# Autoglym Liquid Hard Wax???



## vw754 (Dec 30, 2010)

is Autoglym Liquid Hard Wax any good? my paint is clean,clayed and waxed regularly using nattys blue paste wax.......is it ok to use Autoglym Liquid Hard Wax,as ive run out of nattys........oir is it a no go?


----------



## -Kev- (Oct 30, 2007)

its the trade version of extra gloss protection i think, good sealant..


----------



## Squadrone Rosso (Aug 11, 2009)

Yep, trade EGP & cracking stuff

A doddle to use with a great finish & excellent longevity:thumb:


----------



## Trip tdi (Sep 3, 2008)

EGP is a great product, lasts the british weather with ease, and makes self cleaning the car easier i have found...


----------



## vw754 (Dec 30, 2010)

is it ok to use Autoglym Liquid Hard Wax,as ive run out of nattys........oir is it a no go? 
Autoglym 
Autoglym - A UK based Manufacturer of car care products.


----------



## -Kev- (Oct 30, 2007)

yep.....


----------



## ryand (Jul 18, 2008)

Yes but you need to prep with srp first really. Can't put this over nattys.


----------



## vw754 (Dec 30, 2010)

ryand said:


> Yes but you need to prep with srp first really. Can't put this over nattys.

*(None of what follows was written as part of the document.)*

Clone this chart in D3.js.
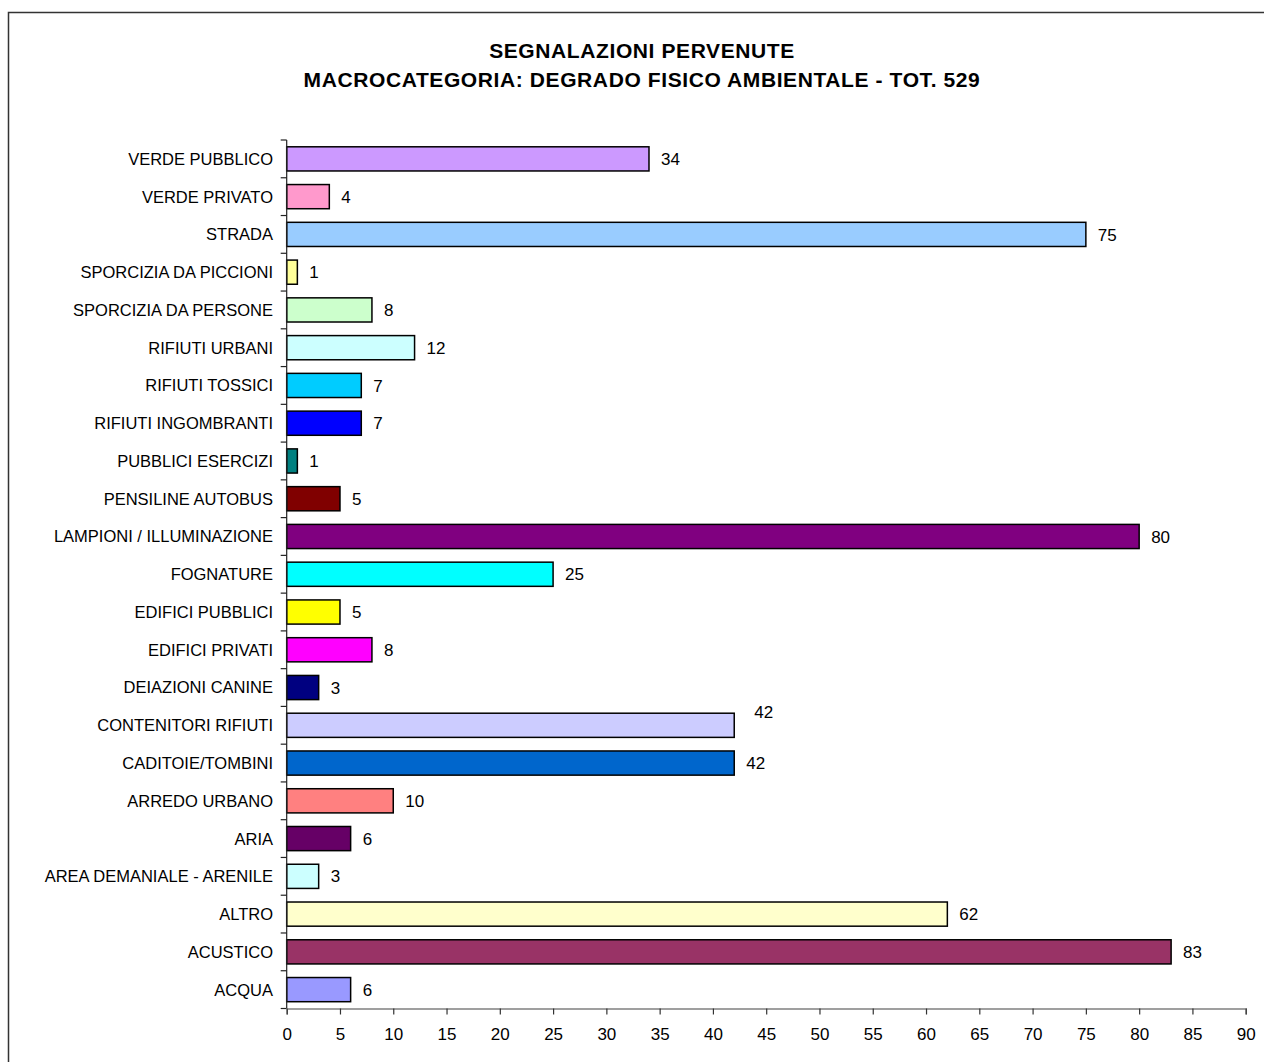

ok thanks........dont want use srp as ive done all that clayed it,used a polish and now used nattys a few times,i dont want go back to polishing after using a wax.....thats not right is it?


----------



## ryand (Jul 18, 2008)

vw754 said:


> ok thanks........dont want use srp as ive done all that clayed it,used a polish and now used nattys a few times,i dont want go back to polishing after using a wax.....thats not right is it?


You can't put it over the wax. Always seal then wax. So start again with srp or put more wax over nattys. Liquid hard wax is misleading in that its not a wax, its a sealant. Hth.


----------



## Squadrone Rosso (Aug 11, 2009)

ryand said:


> You can't put it over the wax. Always seal then wax. So start again with srp or put more wax over nattys. Liquid hard wax is misleading in that its not a wax, its a sealant. Hth.


It does contain a blend of waxes & synthetics:thumb:

I'd go new radiant wax + EGP / LHW:detailer:


----------



## bigmc (Mar 22, 2010)

EGP has got carnauba in it.


----------